More specifically: Democrats are criticizing the cuts the MCC budget proposes making to human services programs and the property tax increase, that critics are saying is unfair to poorer residents in urban areas.

Sen. Christine Rolfes, D-Kitsap County, issued a statement later, saying that while she was pleased to see Republicans put a budget proposal forward to discuss, there were core elements of the plan that would put an unfair burden on vulnerable populations.

While they put more money into parts of our education system, Senate Republicans rely on paying for their budget with a nearly $6 billion property tax hike and cutting funds essential for struggling families, the elderly and homeless as well as education for preschoolers and low-income kids,” she said in a statement. “Their tax increases hit the middle-class and fixed income seniors disproportionately, and their cuts target poor mothers and their children.

Senate Republicans defend their proposal

Sen. Dino Rossi, R-Kirkland, argued that the state employee pay increases and benefits agreed upon through collective bargaining should not have happened as they did.

He said Gov. Jay Inslee’s work to get state workers raises while he was campaigning, had the “appearance of corruption,” at the budget press conference. He made that argument based on union groups who bargained with the state directly donating about $40,000 to Gov. Jay Inslee’s campaign in 2016, according to a News Tribune story.

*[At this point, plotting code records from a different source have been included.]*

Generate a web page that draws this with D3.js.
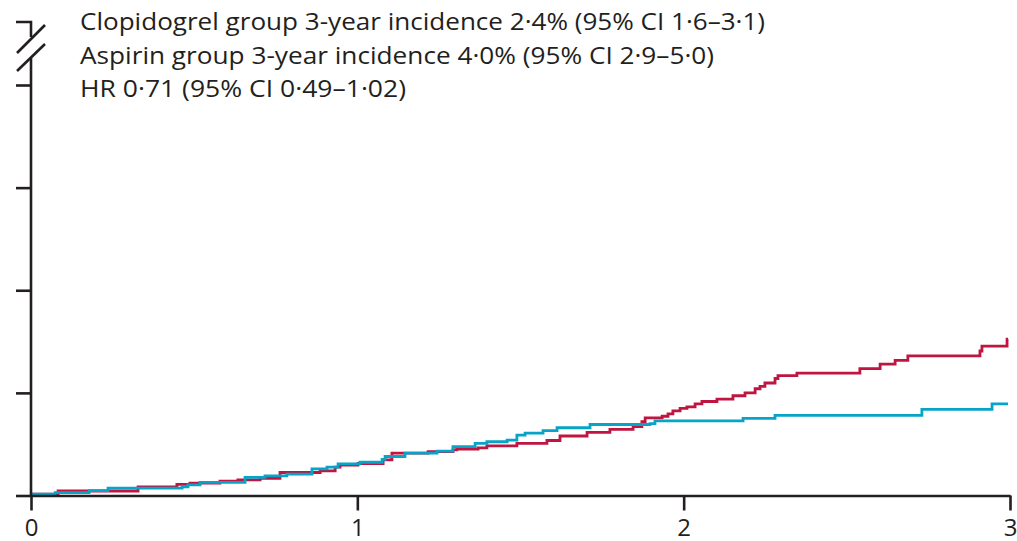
<!DOCTYPE html>
<html>
<head>
<meta charset="utf-8">
<script src="https://cdn.jsdelivr.net/npm/d3@7/dist/d3.min.js"></script>
<style>
  html, body { margin: 0; padding: 0; background: #ffffff; }
  svg { display: block; }
  text { font-family: "Open Sans", "Noto Sans", sans-serif; fill: #231f20; }
</style>
</head>
<body>
<svg id="chart" width="1017" height="541"></svg>
<script>
// Time since randomisation (years) and cumulative incidence (%), step-after form
const clopidogrelTime = [0, 0.074, 0.178, 0.236, 0.463, 0.481, 0.518, 0.656, 0.717, 0.784,
  0.861, 0.907, 0.941, 1.008, 1.076, 1.085, 1.146, 1.244, 1.293, 1.361, 1.397, 1.459,
  1.489, 1.514, 1.569, 1.612, 1.713, 1.897, 1.912, 2.182, 2.280, 2.730, 2.945, 2.994];
const clopidogrelValue = [0.03, 0.07, 0.12, 0.18, 0.21, 0.26, 0.32, 0.44, 0.48, 0.52,
  0.65, 0.69, 0.77, 0.81, 0.88, 0.95, 1.03, 1.08, 1.19, 1.27, 1.31, 1.35,
  1.47, 1.52, 1.58, 1.65, 1.73, 1.75, 1.82, 1.88, 1.95, 2.10, 2.23, 2.23];

const aspirinTime = [0, 0.083, 0.328, 0.447, 0.487, 0.579, 0.634, 0.702, 0.763, 0.886,
  0.932, 0.947, 1.002, 1.079, 1.106, 1.217, 1.293, 1.305, 1.370, 1.397, 1.489, 1.581,
  1.621, 1.704, 1.774, 1.845, 1.872, 1.882, 1.934, 1.952, 1.967, 1.989, 2.010, 2.035,
  2.056, 2.102, 2.151, 2.188, 2.219, 2.234, 2.249, 2.280, 2.289, 2.347, 2.540, 2.602,
  2.648, 2.687, 2.908, 2.914, 2.991, 2.994];
const aspirinValue = [0.03, 0.11, 0.21, 0.27, 0.30, 0.35, 0.38, 0.42, 0.56, 0.60,
  0.69, 0.74, 0.78, 0.87, 1.03, 1.07, 1.11, 1.13, 1.16, 1.21, 1.27, 1.34,
  1.45, 1.54, 1.61, 1.68, 1.80, 1.89, 1.93, 1.99, 2.06, 2.12, 2.16, 2.23,
  2.29, 2.35, 2.43, 2.50, 2.60, 2.66, 2.74, 2.85, 2.92, 2.98, 3.09, 3.20,
  3.29, 3.40, 3.52, 3.64, 3.81, 3.81];

const xTicks = [0, 1, 2, 3];
const yTicks = [0, 2.5, 5, 7.5, 10];

const legendLines = [
  "Clopidogrel group 3-year incidence 2·4% (95% CI 1·6–3·1)",
  "Aspirin group 3-year incidence 4·0% (95% CI 2·9–5·0)",
  "HR 0·71 (95% CI 0·49–1·02)"
];

const axisColor = "#231f20";
const aspirinColor = "#be1541";
const clopidogrelColor = "#07a4c8";

const svg = d3.select("#chart");

const x = d3.scaleLinear().domain([0, 3]).range([31, 1010]);
const y = d3.scaleLinear().domain([0, 10]).range([495.5, 85]);

// Step curves
const line = d3.line()
  .x(d => x(d[0]))
  .y(d => y(d[1]))
  .curve(d3.curveStepAfter);

const aspirinData = d3.zip(aspirinTime, aspirinValue);
const clopidogrelData = d3.zip(clopidogrelTime, clopidogrelValue);

svg.append("path")
  .datum(aspirinData)
  .attr("d", line)
  .attr("fill", "none")
  .attr("stroke", aspirinColor)
  .attr("stroke-width", 2.8);

svg.append("path")
  .datum(clopidogrelData)
  .attr("d", line)
  .attr("fill", "none")
  .attr("stroke", clopidogrelColor)
  .attr("stroke-width", 2.8);

// X axis
const xAxis = d3.axisBottom(x)
  .tickValues(xTicks)
  .tickFormat(d3.format("d"))
  .tickSize(15)
  .tickSizeOuter(0)
  .tickPadding(9);

const gx = svg.append("g")
  .attr("transform", `translate(0,${y(0)})`)
  .call(xAxis);
gx.select(".domain").attr("stroke", axisColor).attr("stroke-width", 2.6);
gx.selectAll(".tick line").attr("stroke", axisColor).attr("stroke-width", 2.6);
gx.selectAll(".tick text")
  .attr("y", 40)
  .attr("dy", null)
  .attr("font-size", 24)
  .attr("font-family", "'Open Sans', 'Noto Sans', sans-serif")
  .attr("fill", axisColor);

// Y axis (no labels), with a break near the top
const yAxis = d3.axisLeft(y)
  .tickValues(yTicks)
  .tickFormat("")
  .tickSize(15)
  .tickSizeOuter(0);

const gy = svg.append("g")
  .attr("transform", `translate(${x(0)},0)`)
  .call(yAxis);
gy.select(".domain").remove();
gy.selectAll(".tick line").attr("stroke", axisColor).attr("stroke-width", 2.6);

const x0 = x(0);
const topTickY = y(10) - 63;
const brk = svg.append("g")
  .attr("stroke", axisColor)
  .attr("stroke-width", 2.6)
  .attr("fill", "none");
// lower axis segment
brk.append("line").attr("x1", x0).attr("x2", x0).attr("y1", y(0) + 1).attr("y2", y(10) - 27);
// upper axis segment with its end tick
brk.append("path")
  .attr("d", `M${x0 - 15},${topTickY} H${x0} V${topTickY + 15}`);
// break marks
brk.append("line").attr("x1", x0 - 14).attr("y1", topTickY + 31).attr("x2", x0 + 14).attr("y2", topTickY + 3);
brk.append("line").attr("x1", x0 - 14).attr("y1", topTickY + 49).attr("x2", x0 + 14).attr("y2", topTickY + 22);

// Summary text
const legendWidths = [685, 634, 326];
svg.append("g")
  .selectAll("text")
  .data(legendLines)
  .join("text")
  .attr("x", 80)
  .attr("y", (d, i) => 30 + i * 33.5)
  .attr("font-size", 24)
  .attr("textLength", (d, i) => legendWidths[i])
  .attr("lengthAdjust", "spacingAndGlyphs")
  .text(d => d);
</script>
</body>
</html>
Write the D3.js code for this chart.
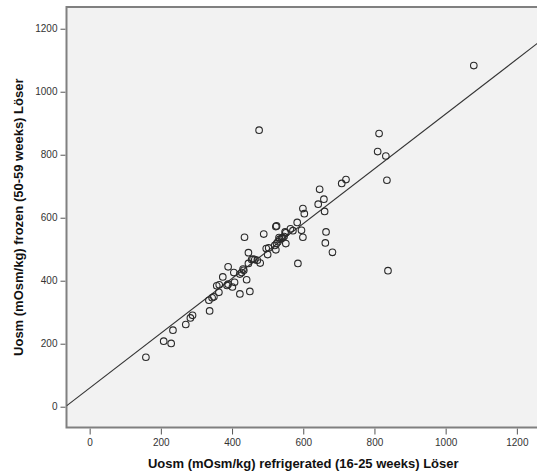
<!DOCTYPE html>
<html>
<head>
<meta charset="utf-8">
<script src="https://cdn.jsdelivr.net/npm/d3@7/dist/d3.min.js"></script>
<style>
  html, body { margin: 0; padding: 0; background: #fff; }
  svg { display: block; font-family: "Liberation Sans", Arial, sans-serif; }
</style>
</head>
<body>
<svg id="chart" width="537" height="475"></svg>
<script>
// Osmolality: refrigerated (x) vs frozen (y) samples, mOsm/kg
const refrigerated = [
  1079, 476, 813, 809, 832, 835, 720, 708, 646, 658,
  642, 660, 599, 603, 664, 662, 682, 838, 585, 583,
  595, 599, 523, 525, 564, 571, 551, 549, 551, 489,
  435, 534, 529, 525, 520, 523, 503, 496, 500, 479,
  471, 464, 459, 455, 446, 446, 433, 427, 422, 441,
  450, 422, 405, 407, 401, 389, 389, 386, 374, 364,
  357, 363, 349, 344, 335, 337, 289, 283, 270, 234,
  208, 229, 158, 546, 539, 542, 532, 431
];
const frozen = [
  1083, 878, 867, 810, 796, 719, 721, 709, 690, 659,
  643, 620, 629, 613, 555, 520, 490, 432, 455, 585,
  560, 538, 572, 574, 565, 559, 552, 555, 518, 548,
  538, 532, 524, 518, 512, 498, 504, 502, 483, 456,
  465, 467, 469, 467, 489, 455, 433, 426, 421, 403,
  366, 358, 426, 395, 380, 444, 389, 385, 412, 387,
  384, 363, 349, 346, 338, 304, 290, 282, 261, 243,
  208, 201, 157, 540, 534, 537, 537, 437
];

// Fit line drawn across the plot
const fitIntercept = 59.4;
const fitSlope = 0.87;

const xTicks = [0, 200, 400, 600, 800, 1000, 1200];
const yTicks = [0, 200, 400, 600, 800, 1000, 1200];

const xTitle = "Uosm (mOsm/kg) refrigerated (16-25 weeks) Löser";
const yTitle = "Uosm (mOsm/kg) frozen (50-59 weeks) Löser";

const svg = d3.select("#chart");
const plot = { left: 66.5, top: 7, right: 540, bottom: 427.5 };

const x = d3.scaleLinear().domain([-65, 1265]).range([plot.left, plot.right]);
const y = d3.scaleLinear().domain([-66, 1269]).range([plot.bottom, plot.top]);

// plot background
svg.append("rect")
  .attr("x", plot.left).attr("y", plot.top)
  .attr("width", plot.right - plot.left).attr("height", plot.bottom - plot.top)
  .attr("fill", "#f2f2f2");

svg.append("clipPath").attr("id", "plotClip")
  .append("rect")
  .attr("x", plot.left).attr("y", plot.top)
  .attr("width", plot.right - plot.left).attr("height", plot.bottom - plot.top);

// axes
const yAxis = svg.append("g")
  .attr("transform", `translate(${plot.left - 1},0)`)
  .call(d3.axisLeft(y).tickValues(yTicks).tickSize(5).tickPadding(3).tickFormat(d3.format("d")));
const xAxis = svg.append("g")
  .attr("transform", `translate(0,${plot.bottom + 1})`)
  .call(d3.axisBottom(x).tickValues(xTicks).tickSize(6).tickPadding(4).tickFormat(d3.format("d")));

[xAxis, yAxis].forEach(g => {
  g.select(".domain").remove();
  g.selectAll(".tick line").attr("stroke", "#555").attr("stroke-width", 1);
  g.selectAll(".tick text").attr("fill", "#333").style("font-size", "10px")
    .style("font-family", "'Liberation Sans', Arial, sans-serif");
});

// frame: left, top and bottom edges
svg.append("path")
  .attr("d", `M${plot.right},${plot.top}H${plot.left}V${plot.bottom}H${plot.right}`)
  .attr("fill", "none").attr("stroke", "#808080").attr("stroke-width", 2);

// fit line
const g = svg.append("g").attr("clip-path", "url(#plotClip)");
const xd = x.domain();
g.append("line")
  .attr("x1", x(xd[0])).attr("y1", y(fitIntercept + fitSlope * xd[0]))
  .attr("x2", x(xd[1])).attr("y2", y(fitIntercept + fitSlope * xd[1]))
  .attr("stroke", "#333").attr("stroke-width", 1.1);

// data points
const pts = refrigerated.map((v, i) => ({ x: v, y: frozen[i] }));
g.selectAll("circle.pt").data(pts).join("circle")
  .attr("class", "pt")
  .attr("cx", d => x(d.x)).attr("cy", d => y(d.y))
  .attr("r", 3.3)
  .attr("fill", "none").attr("stroke", "#2a2a2a").attr("stroke-width", 1.1);

// axis titles
svg.append("text")
  .attr("x", (plot.left + plot.right) / 2).attr("y", 468)
  .attr("text-anchor", "middle")
  .style("font-size", "13px").style("font-weight", "bold").attr("fill", "#111")
  .text(xTitle);
svg.append("text")
  .attr("transform", `translate(23,${(plot.top + plot.bottom) / 2}) rotate(-90)`)
  .attr("text-anchor", "middle")
  .style("font-size", "13px").style("font-weight", "bold").attr("fill", "#111")
  .text(yTitle);
</script>
</body>
</html>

Due to that, and the expense of the union agreement, the MCC defended their budget option as more fair.

Sen. John Braun, R-Centralia, also argued that cuts to social welfare programs wouldn’t impact the most vulnerable, but instead be directed toward “able-bodied” people who theoretically could get a job.

He also said that the property taxes would introduce more equality into the tax code.

“There’s enormous inequity in the state right now. What we do is make that equal,” he said.

Braun argued that Republicans attempted to craft a budget that would have elements Democrats could appreciate.

“We worked hard to find ways we could agree,” he said.